GIVEN DATA
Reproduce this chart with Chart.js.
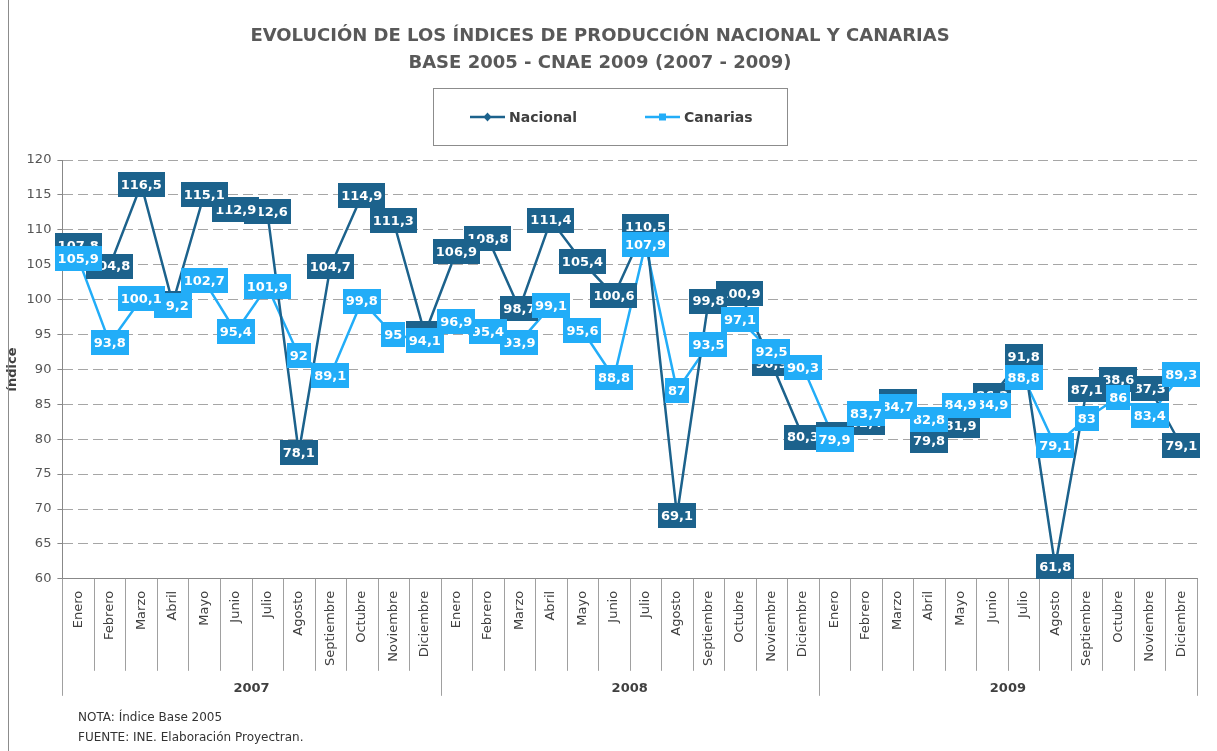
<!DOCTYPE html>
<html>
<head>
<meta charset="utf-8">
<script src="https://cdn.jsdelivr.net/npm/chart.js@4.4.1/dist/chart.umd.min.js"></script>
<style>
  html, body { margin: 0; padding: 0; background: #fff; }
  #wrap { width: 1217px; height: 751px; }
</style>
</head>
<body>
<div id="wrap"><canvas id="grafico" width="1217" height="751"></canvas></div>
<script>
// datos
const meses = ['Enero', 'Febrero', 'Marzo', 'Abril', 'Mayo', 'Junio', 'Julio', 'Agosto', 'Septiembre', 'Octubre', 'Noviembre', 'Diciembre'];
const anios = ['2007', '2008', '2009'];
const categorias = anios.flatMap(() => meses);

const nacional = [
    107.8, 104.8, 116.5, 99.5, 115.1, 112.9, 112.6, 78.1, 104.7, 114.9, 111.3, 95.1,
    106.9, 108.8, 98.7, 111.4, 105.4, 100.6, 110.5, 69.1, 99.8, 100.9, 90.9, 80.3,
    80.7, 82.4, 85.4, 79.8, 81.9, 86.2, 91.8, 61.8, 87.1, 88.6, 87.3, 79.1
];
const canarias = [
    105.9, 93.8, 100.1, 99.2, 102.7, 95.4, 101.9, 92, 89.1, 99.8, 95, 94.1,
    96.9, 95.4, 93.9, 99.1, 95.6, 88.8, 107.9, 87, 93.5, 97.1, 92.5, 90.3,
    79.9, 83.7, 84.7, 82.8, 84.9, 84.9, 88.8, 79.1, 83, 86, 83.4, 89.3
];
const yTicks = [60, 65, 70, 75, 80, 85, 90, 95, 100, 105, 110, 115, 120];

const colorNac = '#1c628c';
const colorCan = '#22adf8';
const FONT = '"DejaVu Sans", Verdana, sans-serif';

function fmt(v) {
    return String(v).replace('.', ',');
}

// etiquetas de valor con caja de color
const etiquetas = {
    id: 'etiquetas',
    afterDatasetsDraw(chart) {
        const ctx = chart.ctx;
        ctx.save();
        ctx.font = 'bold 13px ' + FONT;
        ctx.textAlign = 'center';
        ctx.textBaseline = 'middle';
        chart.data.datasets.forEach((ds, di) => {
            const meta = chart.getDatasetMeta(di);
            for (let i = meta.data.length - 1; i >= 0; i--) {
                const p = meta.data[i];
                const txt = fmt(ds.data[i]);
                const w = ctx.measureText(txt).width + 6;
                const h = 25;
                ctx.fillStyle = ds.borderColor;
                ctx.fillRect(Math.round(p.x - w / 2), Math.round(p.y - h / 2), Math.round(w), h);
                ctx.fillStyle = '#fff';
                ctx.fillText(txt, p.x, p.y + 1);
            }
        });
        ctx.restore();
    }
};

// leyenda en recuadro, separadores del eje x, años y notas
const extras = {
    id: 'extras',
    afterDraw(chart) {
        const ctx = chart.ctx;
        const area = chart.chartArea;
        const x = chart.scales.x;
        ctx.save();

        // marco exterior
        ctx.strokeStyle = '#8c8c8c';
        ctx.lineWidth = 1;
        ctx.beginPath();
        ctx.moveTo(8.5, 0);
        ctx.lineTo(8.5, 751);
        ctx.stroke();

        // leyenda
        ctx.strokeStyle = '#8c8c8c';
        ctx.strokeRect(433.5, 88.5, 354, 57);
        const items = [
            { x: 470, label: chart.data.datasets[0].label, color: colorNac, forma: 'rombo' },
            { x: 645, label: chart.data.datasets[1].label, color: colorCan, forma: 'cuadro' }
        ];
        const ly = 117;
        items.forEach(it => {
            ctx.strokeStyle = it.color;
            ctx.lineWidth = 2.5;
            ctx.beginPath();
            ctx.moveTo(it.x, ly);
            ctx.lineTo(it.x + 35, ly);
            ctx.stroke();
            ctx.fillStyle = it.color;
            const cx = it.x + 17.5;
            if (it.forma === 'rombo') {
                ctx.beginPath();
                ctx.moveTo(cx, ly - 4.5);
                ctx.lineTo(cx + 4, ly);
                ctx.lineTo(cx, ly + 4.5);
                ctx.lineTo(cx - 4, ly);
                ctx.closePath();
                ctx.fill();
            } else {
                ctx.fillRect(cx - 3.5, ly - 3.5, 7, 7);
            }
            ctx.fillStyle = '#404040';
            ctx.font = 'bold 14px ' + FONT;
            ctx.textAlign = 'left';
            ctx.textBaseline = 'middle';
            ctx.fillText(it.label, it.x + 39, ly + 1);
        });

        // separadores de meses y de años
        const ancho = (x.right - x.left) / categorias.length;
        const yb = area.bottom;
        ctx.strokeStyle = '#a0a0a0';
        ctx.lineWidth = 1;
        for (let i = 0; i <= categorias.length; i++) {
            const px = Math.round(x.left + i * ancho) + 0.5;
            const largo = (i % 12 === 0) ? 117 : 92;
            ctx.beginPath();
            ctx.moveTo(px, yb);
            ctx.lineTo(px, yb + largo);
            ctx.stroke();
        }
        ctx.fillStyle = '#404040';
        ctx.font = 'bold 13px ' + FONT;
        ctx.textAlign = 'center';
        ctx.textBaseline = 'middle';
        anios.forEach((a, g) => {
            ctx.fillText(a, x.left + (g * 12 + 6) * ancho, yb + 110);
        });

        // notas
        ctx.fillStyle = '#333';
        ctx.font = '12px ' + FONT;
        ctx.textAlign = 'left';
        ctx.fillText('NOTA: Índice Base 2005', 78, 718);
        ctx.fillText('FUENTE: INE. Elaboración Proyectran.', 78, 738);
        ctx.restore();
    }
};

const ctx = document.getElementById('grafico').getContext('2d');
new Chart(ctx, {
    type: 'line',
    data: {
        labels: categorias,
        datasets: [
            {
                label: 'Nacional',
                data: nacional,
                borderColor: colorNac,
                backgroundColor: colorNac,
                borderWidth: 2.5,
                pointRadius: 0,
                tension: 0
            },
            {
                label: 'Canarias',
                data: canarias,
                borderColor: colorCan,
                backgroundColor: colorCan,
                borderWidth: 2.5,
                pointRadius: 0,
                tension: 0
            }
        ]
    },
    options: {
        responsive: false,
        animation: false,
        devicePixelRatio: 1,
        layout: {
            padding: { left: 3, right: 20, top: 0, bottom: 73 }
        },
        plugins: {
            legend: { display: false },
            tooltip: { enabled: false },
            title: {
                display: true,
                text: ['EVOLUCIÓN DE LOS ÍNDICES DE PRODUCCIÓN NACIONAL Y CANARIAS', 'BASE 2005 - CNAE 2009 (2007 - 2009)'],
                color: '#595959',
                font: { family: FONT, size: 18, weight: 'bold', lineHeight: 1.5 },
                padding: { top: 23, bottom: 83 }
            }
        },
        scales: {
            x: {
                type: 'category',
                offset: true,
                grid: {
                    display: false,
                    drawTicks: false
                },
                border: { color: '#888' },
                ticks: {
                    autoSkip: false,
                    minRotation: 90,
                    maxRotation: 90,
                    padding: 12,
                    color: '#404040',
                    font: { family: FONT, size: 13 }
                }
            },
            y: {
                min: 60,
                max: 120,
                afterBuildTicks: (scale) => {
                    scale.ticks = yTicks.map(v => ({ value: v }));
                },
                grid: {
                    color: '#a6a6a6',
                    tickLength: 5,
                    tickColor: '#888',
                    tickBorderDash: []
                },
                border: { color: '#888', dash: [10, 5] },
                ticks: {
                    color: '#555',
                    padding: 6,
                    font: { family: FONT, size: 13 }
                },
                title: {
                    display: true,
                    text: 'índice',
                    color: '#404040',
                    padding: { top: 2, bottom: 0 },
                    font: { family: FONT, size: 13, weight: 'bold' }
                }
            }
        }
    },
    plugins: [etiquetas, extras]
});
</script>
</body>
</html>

EXERCISE DETAILS
Only lines belong in the copy: transcribe those from the start of the data through the line that contains "const categorias = anios.flatMap(()", and skip the pictures.

REPLY
Reproduce this chart with Chart.js.
<!DOCTYPE html>
<html>
<head>
<meta charset="utf-8">
<script src="https://cdn.jsdelivr.net/npm/chart.js@4.4.1/dist/chart.umd.min.js"></script>
<style>
  html, body { margin: 0; padding: 0; background: #fff; }
  #wrap { width: 1217px; height: 751px; }
</style>
</head>
<body>
<div id="wrap"><canvas id="grafico" width="1217" height="751"></canvas></div>
<script>
// datos
const meses = ['Enero', 'Febrero', 'Marzo', 'Abril', 'Mayo', 'Junio', 'Julio', 'Agosto', 'Septiembre', 'Octubre', 'Noviembre', 'Diciembre'];
const anios = ['2007', '2008', '2009'];
const categorias = anios.flatMap(() => meses);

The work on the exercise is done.